Given instruction:
Repeat the material below exactly, with no pictures.

Collected material:
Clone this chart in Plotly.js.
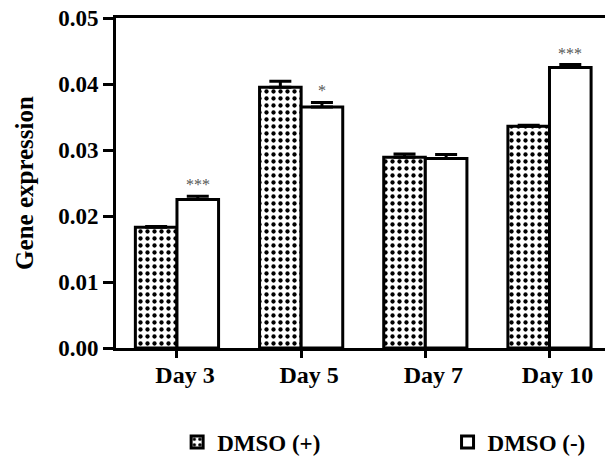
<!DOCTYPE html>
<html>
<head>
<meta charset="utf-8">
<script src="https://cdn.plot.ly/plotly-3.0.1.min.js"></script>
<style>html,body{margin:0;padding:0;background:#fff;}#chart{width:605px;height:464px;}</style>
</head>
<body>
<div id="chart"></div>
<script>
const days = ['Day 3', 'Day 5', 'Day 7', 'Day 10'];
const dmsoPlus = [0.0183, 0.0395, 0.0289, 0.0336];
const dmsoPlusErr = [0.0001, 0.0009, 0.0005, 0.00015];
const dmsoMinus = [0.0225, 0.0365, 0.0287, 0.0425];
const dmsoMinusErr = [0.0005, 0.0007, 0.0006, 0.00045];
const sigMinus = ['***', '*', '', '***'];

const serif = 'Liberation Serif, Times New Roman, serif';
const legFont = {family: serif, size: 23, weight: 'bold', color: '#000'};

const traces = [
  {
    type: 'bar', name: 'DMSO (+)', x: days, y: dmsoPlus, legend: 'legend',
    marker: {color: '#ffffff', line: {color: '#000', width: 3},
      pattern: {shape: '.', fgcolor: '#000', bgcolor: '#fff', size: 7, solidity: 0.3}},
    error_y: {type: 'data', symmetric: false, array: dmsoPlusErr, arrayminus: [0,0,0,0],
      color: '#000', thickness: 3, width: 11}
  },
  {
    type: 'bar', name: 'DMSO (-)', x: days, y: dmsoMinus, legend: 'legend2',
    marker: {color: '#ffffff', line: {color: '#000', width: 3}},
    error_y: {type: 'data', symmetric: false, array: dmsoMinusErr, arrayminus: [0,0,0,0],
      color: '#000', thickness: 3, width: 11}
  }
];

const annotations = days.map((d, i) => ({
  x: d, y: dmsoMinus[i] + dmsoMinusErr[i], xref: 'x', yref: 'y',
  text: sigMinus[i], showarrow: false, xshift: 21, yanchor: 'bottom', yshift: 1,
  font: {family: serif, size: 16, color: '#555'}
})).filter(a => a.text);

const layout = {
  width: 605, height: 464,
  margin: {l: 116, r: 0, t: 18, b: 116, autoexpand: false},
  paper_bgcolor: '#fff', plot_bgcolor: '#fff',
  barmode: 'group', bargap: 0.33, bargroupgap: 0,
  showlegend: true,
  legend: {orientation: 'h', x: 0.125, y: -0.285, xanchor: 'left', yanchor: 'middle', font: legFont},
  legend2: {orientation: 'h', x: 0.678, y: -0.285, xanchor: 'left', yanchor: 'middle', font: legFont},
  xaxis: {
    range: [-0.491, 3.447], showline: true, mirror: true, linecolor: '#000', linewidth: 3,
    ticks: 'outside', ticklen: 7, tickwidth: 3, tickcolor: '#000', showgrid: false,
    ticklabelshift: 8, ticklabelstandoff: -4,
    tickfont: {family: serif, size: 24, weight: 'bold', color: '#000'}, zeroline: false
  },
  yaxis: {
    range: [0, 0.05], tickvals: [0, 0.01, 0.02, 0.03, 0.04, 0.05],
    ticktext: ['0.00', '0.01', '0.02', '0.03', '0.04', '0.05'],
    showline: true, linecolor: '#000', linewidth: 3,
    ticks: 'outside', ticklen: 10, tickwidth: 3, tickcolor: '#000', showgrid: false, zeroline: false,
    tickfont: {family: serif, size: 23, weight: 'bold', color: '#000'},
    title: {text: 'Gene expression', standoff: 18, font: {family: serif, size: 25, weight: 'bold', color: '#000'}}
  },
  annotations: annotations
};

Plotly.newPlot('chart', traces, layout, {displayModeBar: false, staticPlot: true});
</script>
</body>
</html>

Solved exercise:
Clone this chart in Plotly.js.
<!DOCTYPE html>
<html>
<head>
<meta charset="utf-8">
<script src="https://cdn.plot.ly/plotly-3.0.1.min.js"></script>
<style>html,body{margin:0;padding:0;background:#fff;}#chart{width:605px;height:464px;}</style>
</head>
<body>
<div id="chart"></div>
<script>
const days = ['Day 3', 'Day 5', 'Day 7', 'Day 10'];
const dmsoPlus = [0.0183, 0.0395, 0.0289, 0.0336];
const dmsoPlusErr = [0.0001, 0.0009, 0.0005, 0.00015];
const dmsoMinus = [0.0225, 0.0365, 0.0287, 0.0425];
const dmsoMinusErr = [0.0005, 0.0007, 0.0006, 0.00045];
const sigMinus = ['***', '*', '', '***'];

const serif = 'Liberation Serif, Times New Roman, serif';
const legFont = {family: serif, size: 23, weight: 'bold', color: '#000'};

const traces = [
  {
    type: 'bar', name: 'DMSO (+)', x: days, y: dmsoPlus, legend: 'legend',
    marker: {color: '#ffffff', line: {color: '#000', width: 3},
      pattern: {shape: '.', fgcolor: '#000', bgcolor: '#fff', size: 7, solidity: 0.3}},
    error_y: {type: 'data', symmetric: false, array: dmsoPlusErr, arrayminus: [0,0,0,0],
      color: '#000', thickness: 3, width: 11}
  },
  {
    type: 'bar', name: 'DMSO (-)', x: days, y: dmsoMinus, legend: 'legend2',
    marker: {color: '#ffffff', line: {color: '#000', width: 3}},
    error_y: {type: 'data', symmetric: false, array: dmsoMinusErr, arrayminus: [0,0,0,0],
      color: '#000', thickness: 3, width: 11}
  }
];

const annotations = days.map((d, i) => ({
  x: d, y: dmsoMinus[i] + dmsoMinusErr[i], xref: 'x', yref: 'y',
  text: sigMinus[i], showarrow: false, xshift: 21, yanchor: 'bottom', yshift: 1,
  font: {family: serif, size: 16, color: '#555'}
})).filter(a => a.text);

const layout = {
  width: 605, height: 464,
  margin: {l: 116, r: 0, t: 18, b: 116, autoexpand: false},
  paper_bgcolor: '#fff', plot_bgcolor: '#fff',
  barmode: 'group', bargap: 0.33, bargroupgap: 0,
  showlegend: true,
  legend: {orientation: 'h', x: 0.125, y: -0.285, xanchor: 'left', yanchor: 'middle', font: legFont},
  legend2: {orientation: 'h', x: 0.678, y: -0.285, xanchor: 'left', yanchor: 'middle', font: legFont},
  xaxis: {
    range: [-0.491, 3.447], showline: true, mirror: true, linecolor: '#000', linewidth: 3,
    ticks: 'outside', ticklen: 7, tickwidth: 3, tickcolor: '#000', showgrid: false,
    ticklabelshift: 8, ticklabelstandoff: -4,
    tickfont: {family: serif, size: 24, weight: 'bold', color: '#000'}, zeroline: false
  },
  yaxis: {
    range: [0, 0.05], tickvals: [0, 0.01, 0.02, 0.03, 0.04, 0.05],
    ticktext: ['0.00', '0.01', '0.02', '0.03', '0.04', '0.05'],
    showline: true, linecolor: '#000', linewidth: 3,
    ticks: 'outside', ticklen: 10, tickwidth: 3, tickcolor: '#000', showgrid: false, zeroline: false,
    tickfont: {family: serif, size: 23, weight: 'bold', color: '#000'},
    title: {text: 'Gene expression', standoff: 18, font: {family: serif, size: 25, weight: 'bold', color: '#000'}}
  },
  annotations: annotations
};

Plotly.newPlot('chart', traces, layout, {displayModeBar: false, staticPlot: true});
</script>
</body>
</html>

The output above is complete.